SUPPLIED RECORDS:
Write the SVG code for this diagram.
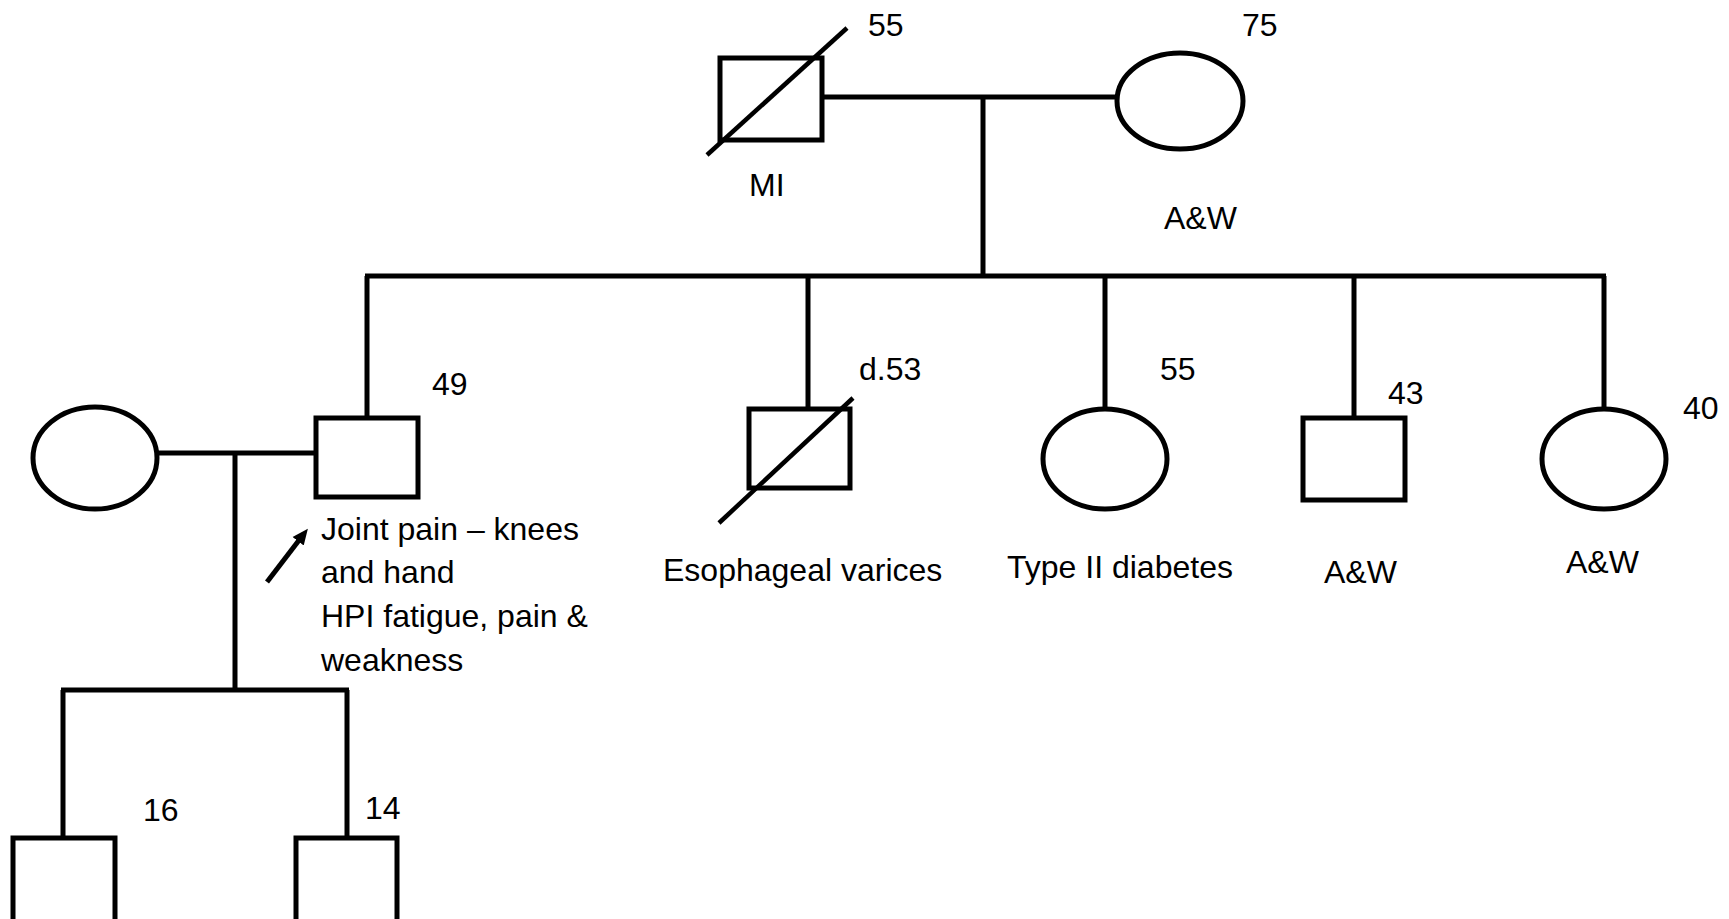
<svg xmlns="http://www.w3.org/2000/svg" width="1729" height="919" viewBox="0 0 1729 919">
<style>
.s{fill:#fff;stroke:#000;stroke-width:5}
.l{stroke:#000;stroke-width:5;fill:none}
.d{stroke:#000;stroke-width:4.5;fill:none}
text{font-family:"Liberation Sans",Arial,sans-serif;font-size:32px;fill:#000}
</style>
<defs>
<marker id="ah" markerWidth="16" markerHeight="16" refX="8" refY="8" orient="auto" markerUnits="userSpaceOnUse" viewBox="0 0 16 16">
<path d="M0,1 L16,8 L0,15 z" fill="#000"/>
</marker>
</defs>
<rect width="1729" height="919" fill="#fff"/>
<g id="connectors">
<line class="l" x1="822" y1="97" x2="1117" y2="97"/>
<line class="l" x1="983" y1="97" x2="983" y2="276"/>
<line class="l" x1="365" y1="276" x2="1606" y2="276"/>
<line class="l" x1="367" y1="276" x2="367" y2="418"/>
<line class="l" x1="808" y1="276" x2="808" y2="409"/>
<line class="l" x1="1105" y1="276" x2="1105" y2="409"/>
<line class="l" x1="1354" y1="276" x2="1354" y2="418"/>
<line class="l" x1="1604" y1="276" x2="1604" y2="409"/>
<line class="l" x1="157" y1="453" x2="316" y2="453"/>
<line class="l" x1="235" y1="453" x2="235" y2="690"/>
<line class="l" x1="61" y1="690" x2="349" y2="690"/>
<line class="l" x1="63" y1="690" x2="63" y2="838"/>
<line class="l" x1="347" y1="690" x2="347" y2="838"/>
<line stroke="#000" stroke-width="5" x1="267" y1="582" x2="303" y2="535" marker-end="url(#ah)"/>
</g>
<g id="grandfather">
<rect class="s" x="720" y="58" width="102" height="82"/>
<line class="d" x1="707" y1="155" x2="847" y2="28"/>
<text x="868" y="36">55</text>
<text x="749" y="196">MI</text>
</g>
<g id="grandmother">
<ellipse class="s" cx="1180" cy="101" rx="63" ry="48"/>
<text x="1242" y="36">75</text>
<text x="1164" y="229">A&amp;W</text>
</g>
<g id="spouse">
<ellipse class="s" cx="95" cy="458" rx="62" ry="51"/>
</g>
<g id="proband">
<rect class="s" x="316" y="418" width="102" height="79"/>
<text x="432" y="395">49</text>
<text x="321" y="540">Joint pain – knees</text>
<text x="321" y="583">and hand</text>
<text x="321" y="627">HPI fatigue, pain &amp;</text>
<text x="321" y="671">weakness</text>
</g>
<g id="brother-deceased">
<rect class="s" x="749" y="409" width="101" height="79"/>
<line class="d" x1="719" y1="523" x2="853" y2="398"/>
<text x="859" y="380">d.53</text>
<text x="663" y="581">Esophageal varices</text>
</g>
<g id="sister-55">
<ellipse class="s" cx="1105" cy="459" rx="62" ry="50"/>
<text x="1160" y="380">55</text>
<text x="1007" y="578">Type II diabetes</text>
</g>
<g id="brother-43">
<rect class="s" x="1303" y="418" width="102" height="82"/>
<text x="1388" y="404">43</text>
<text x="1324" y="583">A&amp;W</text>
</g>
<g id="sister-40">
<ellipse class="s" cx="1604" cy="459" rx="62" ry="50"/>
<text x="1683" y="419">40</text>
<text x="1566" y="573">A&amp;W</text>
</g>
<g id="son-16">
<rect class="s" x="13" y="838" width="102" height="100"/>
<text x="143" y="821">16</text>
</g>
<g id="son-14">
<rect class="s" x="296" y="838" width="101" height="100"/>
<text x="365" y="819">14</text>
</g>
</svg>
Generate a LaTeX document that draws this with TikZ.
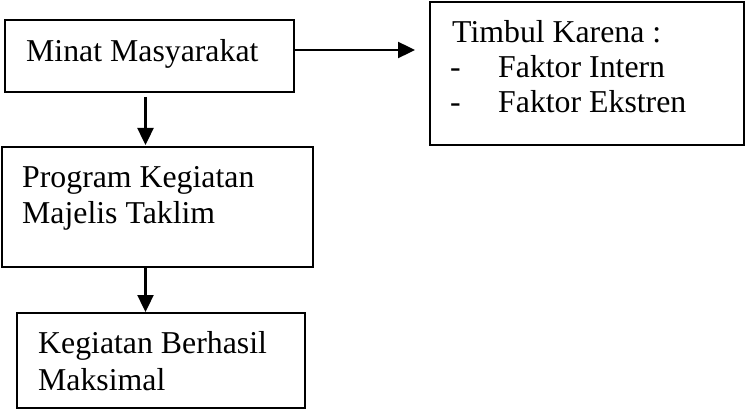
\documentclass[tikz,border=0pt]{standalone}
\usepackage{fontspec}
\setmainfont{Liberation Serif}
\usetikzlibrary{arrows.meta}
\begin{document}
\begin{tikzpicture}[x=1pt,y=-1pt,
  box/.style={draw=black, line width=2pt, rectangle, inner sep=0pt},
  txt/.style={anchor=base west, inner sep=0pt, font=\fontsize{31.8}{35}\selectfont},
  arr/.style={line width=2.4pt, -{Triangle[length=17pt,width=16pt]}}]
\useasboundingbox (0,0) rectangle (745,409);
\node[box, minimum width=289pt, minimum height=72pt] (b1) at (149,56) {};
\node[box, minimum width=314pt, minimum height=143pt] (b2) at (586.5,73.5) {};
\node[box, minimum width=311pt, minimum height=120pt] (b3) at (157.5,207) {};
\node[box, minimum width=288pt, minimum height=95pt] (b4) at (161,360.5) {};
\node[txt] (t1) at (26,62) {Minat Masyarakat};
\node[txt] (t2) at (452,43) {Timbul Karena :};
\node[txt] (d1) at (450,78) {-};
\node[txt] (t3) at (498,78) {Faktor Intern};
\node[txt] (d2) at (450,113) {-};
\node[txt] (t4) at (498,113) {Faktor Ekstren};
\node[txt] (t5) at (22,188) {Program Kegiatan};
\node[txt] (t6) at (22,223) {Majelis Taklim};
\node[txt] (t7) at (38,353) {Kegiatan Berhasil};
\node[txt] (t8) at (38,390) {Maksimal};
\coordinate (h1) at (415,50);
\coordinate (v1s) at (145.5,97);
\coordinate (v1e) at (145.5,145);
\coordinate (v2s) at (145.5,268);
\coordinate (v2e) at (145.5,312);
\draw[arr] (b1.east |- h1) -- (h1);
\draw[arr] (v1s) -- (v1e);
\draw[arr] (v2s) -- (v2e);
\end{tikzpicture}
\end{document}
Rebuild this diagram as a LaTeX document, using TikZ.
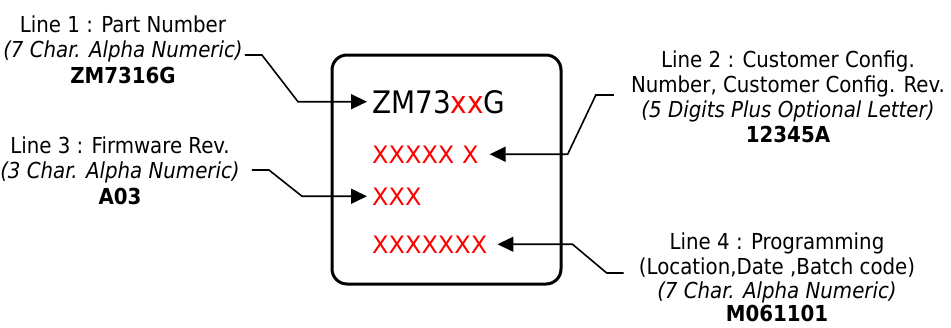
==
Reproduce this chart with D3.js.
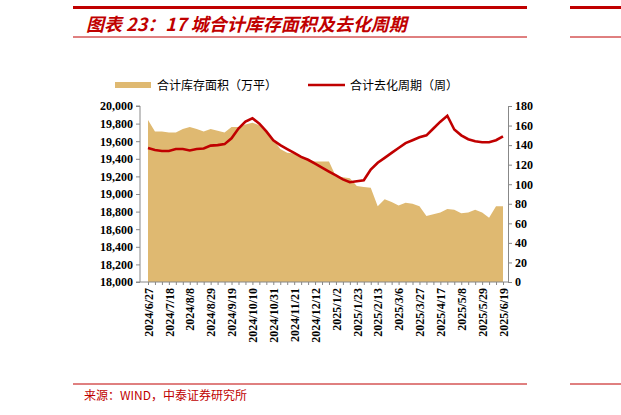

WHAT IS BEING ASKED: Go through the records above, find every line with the word "diagram", and list those lines.

IN RESPONSE:
Write the SVG code for this diagram.
Rebuild this diagram as a LaTeX document, using TikZ.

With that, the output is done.